We need to pass in a list of entities (in this case, UWI's) as well as the corresponding dates related to the data we would like to pull. Here we are passing in a list of UWI's and a start and end date, then calculating the entity_df required for the feature service call.
import itertools
import pandas as pd
from feast import FeatureStore
def example():
store = FeatureStore(repo_path="**PATH_TO_REPO**")
query = {"entities": ["**uwi_id_1**", "**uwi_id_2**"], "start_date": "2023-01-10", "end_date": "2023-01-17", "freq": "1D"}
entity_df = create_entity_df(query)
print("\n--- Historical features for training---")
historical_job = fetch_historical_features_uwi_df(store, entity_df, 'fs_outage_tracker')
def create_entity_df(query):
dates = pd.date_range(start=query['start_date'], end=query['end_date'], freq=query['freq']).tolist()
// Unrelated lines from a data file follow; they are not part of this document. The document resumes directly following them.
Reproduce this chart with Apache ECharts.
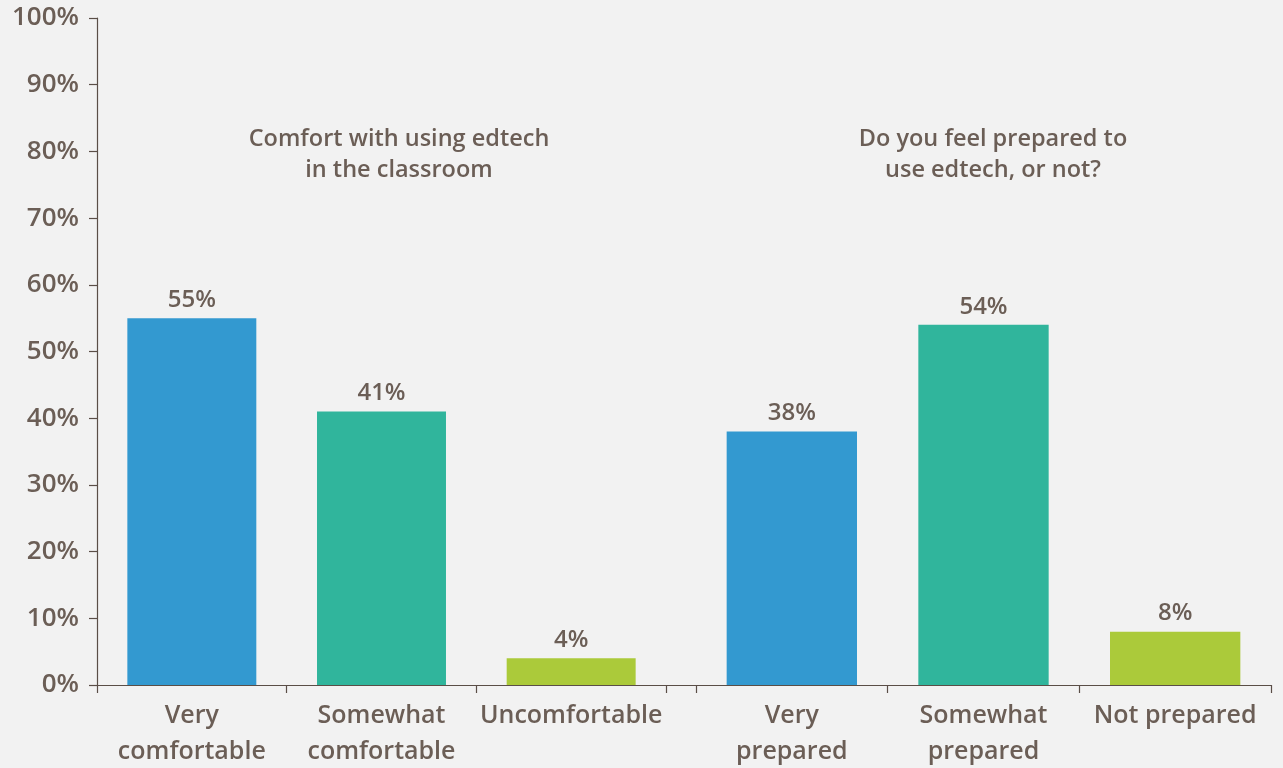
<!DOCTYPE html>
<html>
<head>
<meta charset="utf-8">
<script src="https://cdn.jsdelivr.net/npm/echarts@6/dist/echarts.min.js"></script>
<style>
  html, body { margin: 0; padding: 0; background: #f2f2f2; }
  #chart { width: 1283px; height: 768px; }
</style>
</head>
<body>
<div id="chart"></div>
<script>
// Survey answers, in percent
const comfortCategories = ['Very\ncomfortable', 'Somewhat\ncomfortable', 'Uncomfortable'];
const comfortValues = [55, 41, 4];
const preparedCategories = ['Very\nprepared', 'Somewhat\nprepared', 'Not prepared'];
const preparedValues = [38, 54, 8];
const barColors = ['#3399d0', '#30b59c', '#abca3a'];
const comfortTitle = 'Comfort with using edtech\nin the classroom';
const preparedTitle = 'Do you feel prepared to\nuse edtech, or not?';

const textColor = '#6b5e56';
const axisColor = '#5a4e47';
const font = 'Open Sans';

const chart = echarts.init(document.getElementById('chart'), null, { renderer: 'canvas' });

function barData(values) {
  return values.map((v, i) => ({ value: v, itemStyle: { color: barColors[i] } }));
}

const labelStyle = {
  show: true,
  position: 'top',
  distance: 6,
  formatter: '{c}%',
  color: textColor,
  fontFamily: font,
  fontWeight: 600,
  fontSize: 24
};

const catAxis = (idx, cats) => ({
  type: 'category',
  gridIndex: idx,
  data: cats,
  axisLine: { show: false },
  axisTick: { show: true, alignWithLabel: false, length: 8, lineStyle: { color: axisColor, width: 1.2 } },
  axisLabel: {
    color: textColor, fontFamily: font, fontWeight: 600, fontSize: 25,
    lineHeight: 36, margin: 13, interval: 0
  }
});

const titleText = { color: textColor, fontFamily: font, fontWeight: 600, fontSize: 23.5, lineHeight: 31 };

chart.setOption({
  backgroundColor: '#f2f2f2',
  animation: false,
  title: [
    { text: comfortTitle, left: 394, top: 119, textAlign: 'center', textStyle: titleText },
    { text: preparedTitle, left: 988, top: 119, textAlign: 'center', textStyle: titleText }
  ],
  grid: [
    { left: 97, right: 1283 - 666, top: 18, bottom: 768 - 685, outerBoundsMode: 'none' },
    { left: 696, right: 1283 - 1271, top: 18, bottom: 768 - 685, outerBoundsMode: 'none' },
    // full-width baseline under both panels
    { left: 97, right: 1283 - 1271, top: 18, bottom: 768 - 685, outerBoundsMode: 'none' }
  ],
  xAxis: [
    catAxis(0, comfortCategories),
    catAxis(1, preparedCategories),
    {
      type: 'value', gridIndex: 2, min: 0, max: 1,
      axisLine: { show: true, onZero: false, lineStyle: { color: axisColor, width: 1.2 } },
      axisTick: { show: false }, axisLabel: { show: false }, splitLine: { show: false }
    }
  ],
  yAxis: [
    {
      type: 'value', gridIndex: 0, min: 0, max: 100, interval: 10,
      axisLine: { show: true, lineStyle: { color: axisColor, width: 1.2 } },
      axisTick: { show: true, length: 8, lineStyle: { color: axisColor, width: 1.2 } },
      axisLabel: {
        formatter: '{value}%', color: textColor, fontFamily: font, fontWeight: 600,
        fontSize: 26, margin: 18
      },
      splitLine: { show: false }
    },
    {
      type: 'value', gridIndex: 1, min: 0, max: 100, interval: 10,
      axisLine: { show: false }, axisTick: { show: false }, axisLabel: { show: false },
      splitLine: { show: false }
    },
    {
      type: 'value', gridIndex: 2, min: 0, max: 100, show: false
    }
  ],
  series: [
    {
      type: 'bar', xAxisIndex: 0, yAxisIndex: 0, barWidth: '68%',
      data: barData(comfortValues), label: labelStyle
    },
    {
      type: 'bar', xAxisIndex: 1, yAxisIndex: 1, barWidth: '68%',
      data: barData(preparedValues), label: labelStyle
    }
  ]
});
</script>
</body>
</html>
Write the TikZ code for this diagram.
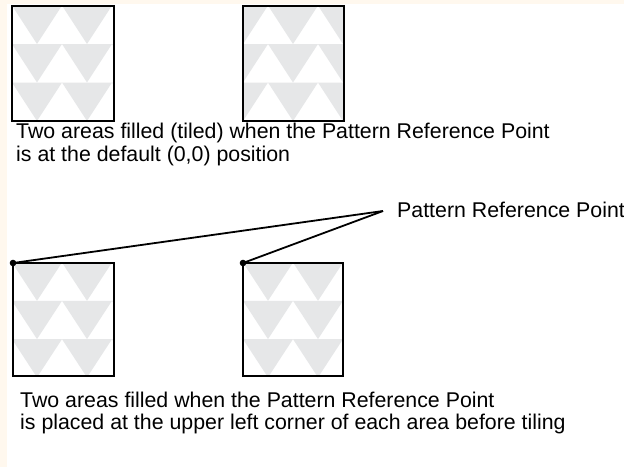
\documentclass[tikz,border=0pt]{standalone}
\usepackage{fontspec}
\setmainfont{Liberation Sans}
\definecolor{cream}{HTML}{FFF8EE}
\definecolor{patgrey}{HTML}{E6E7E8}
\newcommand\patfill[6]{%
  \begin{scope}
    \clip (#1,#2) rectangle (#3,#4);
    \foreach \cx in {#5} {
      \foreach \r in {0,1,2,3} {
        \fill[patgrey] ({\cx-25},{#2-0.5+\r*#6}) -- ({\cx+25},{#2-0.5+\r*#6}) -- (\cx,{#2-0.5+(\r+1)*#6}) -- cycle;
      }
    }
  \end{scope}}
\begin{document}
\begin{tikzpicture}[x=1pt,y=-1pt,
  areabox/.style={draw=black, line width=2.2pt, inner sep=0pt, outer sep=0pt, anchor=north west},
  caption/.style={font=\fontsize{21.33}{23}\selectfont, inner sep=0pt, anchor=base west},
  connector/.style={line width=1.8pt, black},
  refdot/.style={fill=black}]
\useasboundingbox (0,0) rectangle (624,467);
\fill[white] (0,0) rectangle (624,467);
\fill[cream] (0,0) rectangle (7,467);
\fill[cream] (0,0) rectangle (624,4);
% patterns
\patfill{12}{6}{114}{121}{-13,37,87,137}{38.5}
\patfill{243}{6}{344}{121}{193,243,293,343,393}{38.5}
\patfill{13}{263}{114}{376}{-13,37,87,137}{38.3}
\patfill{243}{263}{343}{376}{218,268,318,368}{38.3}
% boxes
\node[areabox, minimum width=102pt, minimum height=115pt] (box1) at (12,6) {};
\node[areabox, minimum width=101pt, minimum height=115pt] (box2) at (243,6) {};
\node[areabox, minimum width=101pt, minimum height=113pt] (box3) at (13,263) {};
\node[areabox, minimum width=100pt, minimum height=113pt] (box4) at (243,263) {};
% captions
\node[caption] (capA1) at (16,138) {Two areas filled (tiled) when the Pattern Reference Point};
\node[caption] (capA2) at (16,161) {is at the default (0,0) position};
\node[caption] (capB1) at (20,407) {Two areas filled when the Pattern Reference Point};
\node[caption] (capB2) at (20,429) {is placed at the upper left corner of each area before tiling};
\node[caption] (prptext) at (397,217) {Pattern Reference Point};
\coordinate (prp) at (383,211);
% connectors
\draw[connector] (prp) -- (box3.north west);
\draw[connector] (prp) -- (box4.north west);
\fill[refdot] (box3.north west) circle[radius=3.3pt];
\fill[refdot] (box4.north west) circle[radius=3.3pt];
\end{tikzpicture}
\end{document}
all_combinations = list(itertools.product(query['entities'], dates))
entity_df = pd.DataFrame(all_combinations, columns=['uwi_id','event_timestamp'])
return entity_df
def fetch_historical_features_uwi_df(store: FeatureStore, entity_df: pd.DataFrame, feature_service_name: str):
## Using the defined Feature Store
training_df = store.get_historical_features(
entity_df=entity_df,
features=store.get_feature_service(feature_service_name),
)
print(training_df.to_df().head())
return training_df
if __name__ == "__main__":
example()
Returns the following:
Example (printed) output. Use the returned 'historical_job' for training.
No joins required, no data cleaning required, no data transformations required. The data is ready to be used for training or visualizing. Pretty great stuff!